Britain’s democracy is distinctive because executive and legislature are not legally separate as they are in the United States of America and other constitutional democracies.
Our ministers sit in the House of Commons and lead a parliamentary majority. This hybrid arrangement gives a British government unparalleled power to ensure its legislation is passed; a level of executive power that is absent from other democratic traditions.
To balance that power this country has evolved a system in which additional checks and balances are exercised in the public interest by the courts and the press.
Statutory regulation of British newspapers would create a constitutional absurdity: parliamentary scrutiny of a body the electorate depends upon to scrutinise parliament.
The danger could not be reduced by the false compromise of statutory underpinning.
Any state involvement in the regulation of newspapers would restrict their capacity to play their historic role as a bulwark of our fundamental freedoms.
The details of statutory regulation are infinitely less important than this precious British constitutional principle.
The Times made this plain in a leader column published on the day its editor, James Harding, gave evidence to the Leveson Inquiry.
“If any future regulator is run, overseen, empowered or appointed by government,” it explained, “then politicians will loom over the press…And even a rewriting of the regulatory system recognised by an Act of Parliament has its dangers: a Leveson Act would give Westminster a mechanism for legal control over the press.
“If MPs decide they do not like the press they are getting, they could easily amend the Act. It gives politicians a foot in the door.”
As Sir Christopher Meyer (pictured right), former British Ambassador to the United States of America, explained in his admirably combative testimony to the Leveson Inquiry: “Once you allow the state into this area, whatever the best intentions may have been, you are by definition standing on the top of a slippery slope. Twenty, twentyfive years later, things change, politics change.
“It is quite possible a less permissive and liberal state, less conscious of our freedoms, might try to take advantage of that legislation to do things that would be offensive to the principle of freedom of expression.’
Soldiers call it mission creep, and statutory regulation would not just provide a tool for illiberal politicians at home. Authoritarian rulers everywhere would exploit the slightest hint of state involvement in the regulation of the British press.
The authoritarian right and the ideological left
Westminster’s statutory backing for a Press Ombudsman would become President Putin’s State Censorship Committee, Robert Mugabe’s Ministry of Truth or Mahmoud Ahmadinejad’s Board of Righteousness. Look, they would gloat, the mother of democracy understands the need for the state to ensure that journalists behave.
We agree. Surrendering to the alliance that favours the maximalist position would be easy.
There is almost someone for everyone in this unique coalition of good intentions, fringe activism and Hollywood glamour.
And Hugh Grant has been impressive in his role as celebrity front man for the Hacked Off campaign.
But, beyond noting that this is among the most incongruous pairings since Quasimodo met Esmeralda, it is important to remember that he is an actor who has not hesitated to use popular newspapers for publicity when the deal suited him.
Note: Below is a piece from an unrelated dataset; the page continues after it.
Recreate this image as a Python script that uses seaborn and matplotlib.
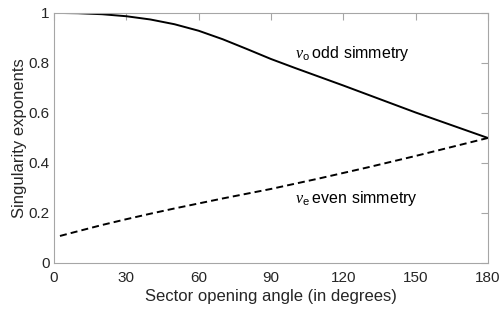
import matplotlib
matplotlib.use('Agg')
import matplotlib.pyplot as plt
import seaborn as sns

# sector opening angle (degrees) and singularity exponents
angle = [2.5, 10, 20, 30, 40, 50, 60, 70, 80, 90, 100, 110, 120, 130, 140, 150, 160, 170, 180]
nu_odd = [1.0, 0.999, 0.995, 0.987, 0.974, 0.955, 0.929, 0.895, 0.856, 0.816, 0.780, 0.745,
          0.710, 0.674, 0.638, 0.602, 0.568, 0.534, 0.5]
nu_even = [0.108, 0.127, 0.152, 0.175, 0.197, 0.218, 0.238, 0.258, 0.277, 0.296, 0.317, 0.338,
           0.360, 0.382, 0.405, 0.428, 0.452, 0.476, 0.5]

xticks = [0, 30, 60, 90, 120, 150, 180]
yticks = [0, 0.2, 0.4, 0.6, 0.8, 1]
ytick_labels = ['0', '0.2', '0.4', '0.6', '0.8', '1']

sns.set_style('white')
plt.rcParams['font.family'] = ['Liberation Sans', 'DejaVu Sans']
plt.rcParams['mathtext.fontset'] = 'custom'
plt.rcParams['mathtext.rm'] = 'Liberation Sans'
plt.rcParams['mathtext.it'] = 'Liberation Serif:italic'

text_col = '#262626'
edge_col = '#a6a6a6'

fig, ax = plt.subplots(figsize=(5.04, 3.09), dpi=100)
fig.subplots_adjust(left=0.107, right=0.968, bottom=0.149, top=0.958)

sns.lineplot(x=angle, y=nu_odd, ax=ax, color='black', linewidth=1.4)
sns.lineplot(x=angle, y=nu_even, ax=ax, color='black', linewidth=1.4,
             linestyle=(0, (3.6, 2.1)))

ax.text(100, 0.82, r'$\nu_{\mathrm{o}}\;$odd simmetry', fontsize=11.5, color='black',
        ha='left', va='baseline')
ax.text(100, 0.238, r'$\nu_{\mathrm{e}}\;$even simmetry', fontsize=11.5, color='black',
        ha='left', va='baseline')

ax.set_xlim(0, 180)
ax.set_ylim(0, 1)
ax.set_xticks(xticks)
ax.set_xticklabels([str(t) for t in xticks])
ax.set_yticks(yticks)
ax.set_yticklabels(ytick_labels)

ax.set_xlabel('Sector opening angle (in degrees)', fontsize=12, color=text_col, labelpad=3)
ax.set_ylabel('Singularity exponents', fontsize=12, color=text_col, labelpad=1)

ax.tick_params(direction='in', top=True, right=True, length=5, width=0.8,
               color=edge_col, labelcolor=text_col, labelsize=11)
ax.tick_params(axis='x', pad=6)
ax.tick_params(axis='y', pad=3)
for s in ax.spines.values():
    s.set_visible(True)
    s.set_color(edge_col)
    s.set_linewidth(0.8)

fig.savefig('out.png', dpi=100)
In the debate this pamphlet hopes to inform, nobody should be astonished to see emerging alliances of convenience in favour of censorship.
The authoritarian right and the ideological left hold several prejudices in common; though their similarities are rarely as apparent as on the question of press regulation.
Potentially shocking though is the possibility that sincere liberals may soon find themselves blamed for an outcome they would despise.
Were the superb work The Guardian did to expose phone-hacking to result in state-supervised regulation of British newspapers, the injustice would be grotesque. An outcome that great newspaper deplores in every corner of the world could never be described as a fitting conclusion to its most courageous and laudable campaign.
An officially regulated press is the glib, easy, dangerous solution. It would spell the slow, painful death of a raucous, audacious and impertinent press able to speak truth to power on behalf of its readers and entertaining enough to secure their loyalty.
A few individuals who already have our collective sympathy and who have received or will receive richly deserved compensation might enjoy the spectacle. We would all be the losers.